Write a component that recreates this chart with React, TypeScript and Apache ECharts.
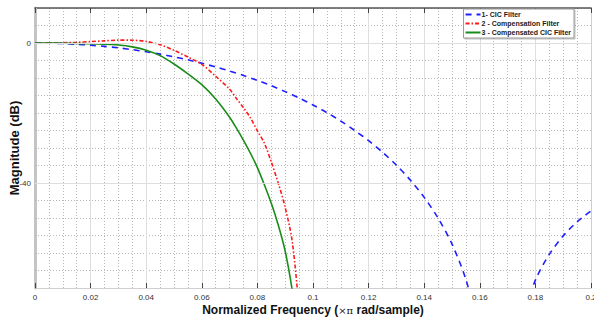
import React, { useEffect, useRef } from "react";
import * as echarts from "echarts";

// Frequencies (×π rad/sample) and magnitudes (dB)
const cicFreq = [
  0, 0.005, 0.01, 0.015, 0.02, 0.025, 0.03, 0.035, 0.04, 0.045, 0.05, 0.055,
  0.06, 0.065, 0.07, 0.075, 0.08, 0.085, 0.09, 0.095, 0.1, 0.105, 0.11, 0.115,
  0.12, 0.125, 0.13, 0.135, 0.14, 0.145, 0.15, 0.155, 0.16, 0.165, 0.17, 0.175,
  0.18, 0.185, 0.19, 0.195, 0.2,
];
const cicDb = [
  0, -0.04, -0.15, -0.35, -0.62, -0.97, -1.39, -1.9, -2.5, -3.17, -3.95, -4.81,
  -5.77, -6.83, -8.0, -9.28, -10.68, -12.2, -13.89, -15.7, -17.72, -19.9,
  -22.31, -25.0, -27.91, -31.2, -34.91, -39.16, -44.11, -50.04, -57.45, -67.56,
  -82.6, -100, -100, -79.1, -67.75, -60.39, -55.11, -51.1, -48.0,
];
const compFreq = [
  0, 0.005, 0.01, 0.015, 0.02, 0.025, 0.03, 0.035, 0.04, 0.045, 0.05, 0.055,
  0.06, 0.065, 0.07, 0.0725, 0.075, 0.0775, 0.08, 0.0825, 0.085, 0.0875, 0.09,
  0.0925, 0.095, 0.0975,
];
const compensationDb = [
  0, 0.02, 0.08, 0.2, 0.4, 0.62, 0.82, 0.8, 0.45, -0.5, -2.1, -4.0, -6.1, -9.5,
  -13.2, -15.9, -18.5, -21.4, -25.1, -28.6, -34.0, -40.0, -47.0, -56.5, -76,
  -100,
];
const compensatedDb = [
  0, -0.02, -0.07, -0.15, -0.22, -0.35, -0.57, -1.1, -2.05, -3.6, -6.0, -8.8,
  -11.9, -16.0, -21.2, -24.4, -27.8, -31.5, -35.6, -40.5, -45.8, -52.0, -59.5,
  -70.5, -85, -105,
];
const seriesNames = [
  "1- CIC Filter",
  "2 - Compensation Filter",
  "3 - Compensated CIC Filter",
];
const yLabelValues = [0, -40];

const pairs = (xs: number[], ys: number[]) => xs.map((x, i) => [x, ys[i]]);

export default function App() {
  const ref = useRef<HTMLDivElement>(null);
  useEffect(() => {
    if (!ref.current) return;
    const chart = echarts.init(ref.current, null, { renderer: "svg" });
    const font = "Liberation Sans, Arial, sans-serif";
    chart.setOption({
      animation: false,
      backgroundColor: "#fff",
      textStyle: { fontFamily: font },
      grid: {
        left: 35,
        right: 3,
        top: 8,
        bottom: 32,
        containLabel: false,
        outerBoundsMode: "none",
      },
      legend: {
        orient: "vertical",
        right: 20,
        top: 9,
        data: seriesNames,
        itemWidth: 15,
        itemHeight: 6,
        itemGap: 2,
        padding: [2, 3, 2, 1],
        backgroundColor: "#fff",
        borderColor: "#999",
        borderWidth: 1,
        shadowColor: "rgba(0,0,0,0.25)",
        shadowOffsetX: 1,
        shadowOffsetY: 1,
        shadowBlur: 1,
        itemStyle: { opacity: 0 },
        textStyle: {
          fontSize: 7,
          fontWeight: "bold",
          color: "#222",
          padding: [0, 0, 0, -4],
        },
      },
      xAxis: [
        {
          type: "value",
          min: 0,
          max: 0.2,
          interval: 0.02,
          position: "bottom",
          name: "{b|Normalized Frequency (}{s|×π}{b| rad/sample)}",
          nameLocation: "middle",
          nameGap: 16,
          nameMoveOverlap: false,
          nameTextStyle: {
            rich: {
              b: { fontFamily: font, fontSize: 12, fontWeight: "bold", color: "#111" },
              s: { fontFamily: "DejaVu Serif, serif", fontSize: 10, color: "#111" },
            },
          },
          axisLine: { show: true, onZero: false, lineStyle: { color: "#cfcfcf", width: 1 } },
          axisTick: { show: true, inside: true, length: 5, lineStyle: { color: "#444" } },
          axisLabel: {
            fontSize: 8,
            color: "#333",
            margin: 5,
            formatter: (v: number) => (v === 0 ? "0" : String(+v.toFixed(2))),
          },
          splitLine: { show: true, lineStyle: { color: "#dedede", width: 1 } },
          minorTick: { show: false, splitNumber: 4 },
          minorSplitLine: {
            show: true,
            lineStyle: { color: "#b8b8b8", type: [1, 2], width: 1 },
          },
        },
        {
          type: "value",
          min: 0,
          max: 0.2,
          interval: 0.02,
          position: "top",
          axisLine: { show: true, onZero: false, lineStyle: { color: "#555", width: 1.5 } },
          axisTick: { show: true, inside: true, length: 5, lineStyle: { color: "#444" } },
          axisLabel: { show: false },
          splitLine: { show: false },
        },
      ],
      yAxis: [
        {
          type: "value",
          min: -70,
          max: 10,
          interval: 5,
          position: "left",
          name: "Magnitude (dB)",
          nameLocation: "middle",
          nameGap: 14,
          nameMoveOverlap: false,
          nameTextStyle: { fontSize: 13, fontWeight: "bold", color: "#111", fontFamily: font },
          axisLine: { show: true, onZero: false, lineStyle: { color: "#c4c4c4", width: 3 } },
          axisTick: {
            show: true,
            inside: true,
            length: 2,
            lineStyle: { color: "#bbb" },
          },
          axisLabel: {
            fontSize: 8,
            color: "#333",
            margin: 4,
            formatter: (v: number) => (yLabelValues.includes(v) ? String(v) : ""),
          },
          splitLine: { show: true, lineStyle: { color: "#b8b8b8", type: [1, 2], width: 1 } },
        },
        {
          type: "value",
          min: -70,
          max: 10,
          interval: 5,
          position: "right",
          axisLine: { show: true, onZero: false, lineStyle: { color: "#cfcfcf", width: 1 } },
          axisTick: {
            show: true,
            inside: true,
            length: 5,
            customValues: yLabelValues,
            lineStyle: { color: "#444" },
          },
          axisLabel: { show: false },
          splitLine: { show: false },
        },
      ],
      series: [
        {
          type: "line",
          name: "_grid",
          data: [],
          silent: true,
          markLine: {
            silent: true,
            symbol: "none",
            label: { show: false },
            lineStyle: { color: "#dedede", type: "solid", width: 1 },
            data: yLabelValues.map((v) => ({ yAxis: v })),
          },
        },
        {
          type: "line",
          name: seriesNames[0],
          data: pairs(cicFreq, cicDb),
          showSymbol: false,
          symbol: "none",
          smooth: 0.3,
          clip: true,
          lineStyle: { color: "#1f1fff", width: 1.6, type: [6, 5] },
          itemStyle: { color: "#1f1fff" },
        },
        {
          type: "line",
          name: seriesNames[1],
          data: pairs(compFreq, compensationDb),
          showSymbol: false,
          symbol: "none",
          smooth: 0.3,
          clip: true,
          lineStyle: { color: "#ff1a1a", width: 1.6, type: [4, 2, 1.5, 2] },
          itemStyle: { color: "#ff1a1a" },
        },
        {
          type: "line",
          name: seriesNames[2],
          data: pairs(compFreq, compensatedDb),
          showSymbol: false,
          symbol: "none",
          smooth: 0.3,
          clip: true,
          lineStyle: { color: "#1a8c1a", width: 1.6 },
          itemStyle: { color: "#1a8c1a" },
        },
      ],
    });
    return () => chart.dispose();
  }, []);
  return (
    <div
      ref={ref}
      style={{ position: "fixed", left: 0, top: 0, width: 594, height: 320, background: "#fff" }}
    />
  );
}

────────────────────

PROBLEM TO WORK ON — Quote everything in the listing above exactly; pictures are the only thing to omit.

EXERCISE OUTPUT —
Write a component that recreates this chart with React, TypeScript and Apache ECharts.
import React, { useEffect, useRef } from "react";
import * as echarts from "echarts";

// Frequencies (×π rad/sample) and magnitudes (dB)
const cicFreq = [
  0, 0.005, 0.01, 0.015, 0.02, 0.025, 0.03, 0.035, 0.04, 0.045, 0.05, 0.055,
  0.06, 0.065, 0.07, 0.075, 0.08, 0.085, 0.09, 0.095, 0.1, 0.105, 0.11, 0.115,
  0.12, 0.125, 0.13, 0.135, 0.14, 0.145, 0.15, 0.155, 0.16, 0.165, 0.17, 0.175,
  0.18, 0.185, 0.19, 0.195, 0.2,
];
const cicDb = [
  0, -0.04, -0.15, -0.35, -0.62, -0.97, -1.39, -1.9, -2.5, -3.17, -3.95, -4.81,
  -5.77, -6.83, -8.0, -9.28, -10.68, -12.2, -13.89, -15.7, -17.72, -19.9,
  -22.31, -25.0, -27.91, -31.2, -34.91, -39.16, -44.11, -50.04, -57.45, -67.56,
  -82.6, -100, -100, -79.1, -67.75, -60.39, -55.11, -51.1, -48.0,
];
const compFreq = [
  0, 0.005, 0.01, 0.015, 0.02, 0.025, 0.03, 0.035, 0.04, 0.045, 0.05, 0.055,
  0.06, 0.065, 0.07, 0.0725, 0.075, 0.0775, 0.08, 0.0825, 0.085, 0.0875, 0.09,
  0.0925, 0.095, 0.0975,
];
const compensationDb = [
  0, 0.02, 0.08, 0.2, 0.4, 0.62, 0.82, 0.8, 0.45, -0.5, -2.1, -4.0, -6.1, -9.5,
  -13.2, -15.9, -18.5, -21.4, -25.1, -28.6, -34.0, -40.0, -47.0, -56.5, -76,
  -100,
];
const compensatedDb = [
  0, -0.02, -0.07, -0.15, -0.22, -0.35, -0.57, -1.1, -2.05, -3.6, -6.0, -8.8,
  -11.9, -16.0, -21.2, -24.4, -27.8, -31.5, -35.6, -40.5, -45.8, -52.0, -59.5,
  -70.5, -85, -105,
];
const seriesNames = [
  "1- CIC Filter",
  "2 - Compensation Filter",
  "3 - Compensated CIC Filter",
];
const yLabelValues = [0, -40];

const pairs = (xs: number[], ys: number[]) => xs.map((x, i) => [x, ys[i]]);

export default function App() {
  const ref = useRef<HTMLDivElement>(null);
  useEffect(() => {
    if (!ref.current) return;
    const chart = echarts.init(ref.current, null, { renderer: "svg" });
    const font = "Liberation Sans, Arial, sans-serif";
    chart.setOption({
      animation: false,
      backgroundColor: "#fff",
      textStyle: { fontFamily: font },
      grid: {
        left: 35,
        right: 3,
        top: 8,
        bottom: 32,
        containLabel: false,
        outerBoundsMode: "none",
      },
      legend: {
        orient: "vertical",
        right: 20,
        top: 9,
        data: seriesNames,
        itemWidth: 15,
        itemHeight: 6,
        itemGap: 2,
        padding: [2, 3, 2, 1],
        backgroundColor: "#fff",
        borderColor: "#999",
        borderWidth: 1,
        shadowColor: "rgba(0,0,0,0.25)",
        shadowOffsetX: 1,
        shadowOffsetY: 1,
        shadowBlur: 1,
        itemStyle: { opacity: 0 },
        textStyle: {
          fontSize: 7,
          fontWeight: "bold",
          color: "#222",
          padding: [0, 0, 0, -4],
        },
      },
      xAxis: [
        {
          type: "value",
          min: 0,
          max: 0.2,
          interval: 0.02,
          position: "bottom",
          name: "{b|Normalized Frequency (}{s|×π}{b| rad/sample)}",
          nameLocation: "middle",
          nameGap: 16,
          nameMoveOverlap: false,
          nameTextStyle: {
            rich: {
              b: { fontFamily: font, fontSize: 12, fontWeight: "bold", color: "#111" },
              s: { fontFamily: "DejaVu Serif, serif", fontSize: 10, color: "#111" },
            },
          },
          axisLine: { show: true, onZero: false, lineStyle: { color: "#cfcfcf", width: 1 } },
          axisTick: { show: true, inside: true, length: 5, lineStyle: { color: "#444" } },
          axisLabel: {
            fontSize: 8,
            color: "#333",
            margin: 5,
            formatter: (v: number) => (v === 0 ? "0" : String(+v.toFixed(2))),
          },
          splitLine: { show: true, lineStyle: { color: "#dedede", width: 1 } },
          minorTick: { show: false, splitNumber: 4 },
          minorSplitLine: {
            show: true,
            lineStyle: { color: "#b8b8b8", type: [1, 2], width: 1 },
          },
        },
        {
          type: "value",
          min: 0,
          max: 0.2,
          interval: 0.02,
          position: "top",
          axisLine: { show: true, onZero: false, lineStyle: { color: "#555", width: 1.5 } },
          axisTick: { show: true, inside: true, length: 5, lineStyle: { color: "#444" } },
          axisLabel: { show: false },
          splitLine: { show: false },
        },
      ],
      yAxis: [
        {
          type: "value",
          min: -70,
          max: 10,
          interval: 5,
          position: "left",
          name: "Magnitude (dB)",
          nameLocation: "middle",
          nameGap: 14,
          nameMoveOverlap: false,
          nameTextStyle: { fontSize: 13, fontWeight: "bold", color: "#111", fontFamily: font },
          axisLine: { show: true, onZero: false, lineStyle: { color: "#c4c4c4", width: 3 } },
          axisTick: {
            show: true,
            inside: true,
            length: 2,
            lineStyle: { color: "#bbb" },
          },
          axisLabel: {
            fontSize: 8,
            color: "#333",
            margin: 4,
            formatter: (v: number) => (yLabelValues.includes(v) ? String(v) : ""),
          },
          splitLine: { show: true, lineStyle: { color: "#b8b8b8", type: [1, 2], width: 1 } },
        },
        {
          type: "value",
          min: -70,
          max: 10,
          interval: 5,
          position: "right",
          axisLine: { show: true, onZero: false, lineStyle: { color: "#cfcfcf", width: 1 } },
          axisTick: {
            show: true,
            inside: true,
            length: 5,
            customValues: yLabelValues,
            lineStyle: { color: "#444" },
          },
          axisLabel: { show: false },
          splitLine: { show: false },
        },
      ],
      series: [
        {
          type: "line",
          name: "_grid",
          data: [],
          silent: true,
          markLine: {
            silent: true,
            symbol: "none",
            label: { show: false },
            lineStyle: { color: "#dedede", type: "solid", width: 1 },
            data: yLabelValues.map((v) => ({ yAxis: v })),
          },
        },
        {
          type: "line",
          name: seriesNames[0],
          data: pairs(cicFreq, cicDb),
          showSymbol: false,
          symbol: "none",
          smooth: 0.3,
          clip: true,
          lineStyle: { color: "#1f1fff", width: 1.6, type: [6, 5] },
          itemStyle: { color: "#1f1fff" },
        },
        {
          type: "line",
          name: seriesNames[1],
          data: pairs(compFreq, compensationDb),
          showSymbol: false,
          symbol: "none",
          smooth: 0.3,
          clip: true,
          lineStyle: { color: "#ff1a1a", width: 1.6, type: [4, 2, 1.5, 2] },
          itemStyle: { color: "#ff1a1a" },
        },
        {
          type: "line",
          name: seriesNames[2],
          data: pairs(compFreq, compensatedDb),
          showSymbol: false,
          symbol: "none",
          smooth: 0.3,
          clip: true,
          lineStyle: { color: "#1a8c1a", width: 1.6 },
          itemStyle: { color: "#1a8c1a" },
        },
      ],
    });
    return () => chart.dispose();
  }, []);
  return (
    <div
      ref={ref}
      style={{ position: "fixed", left: 0, top: 0, width: 594, height: 320, background: "#fff" }}
    />
  );
}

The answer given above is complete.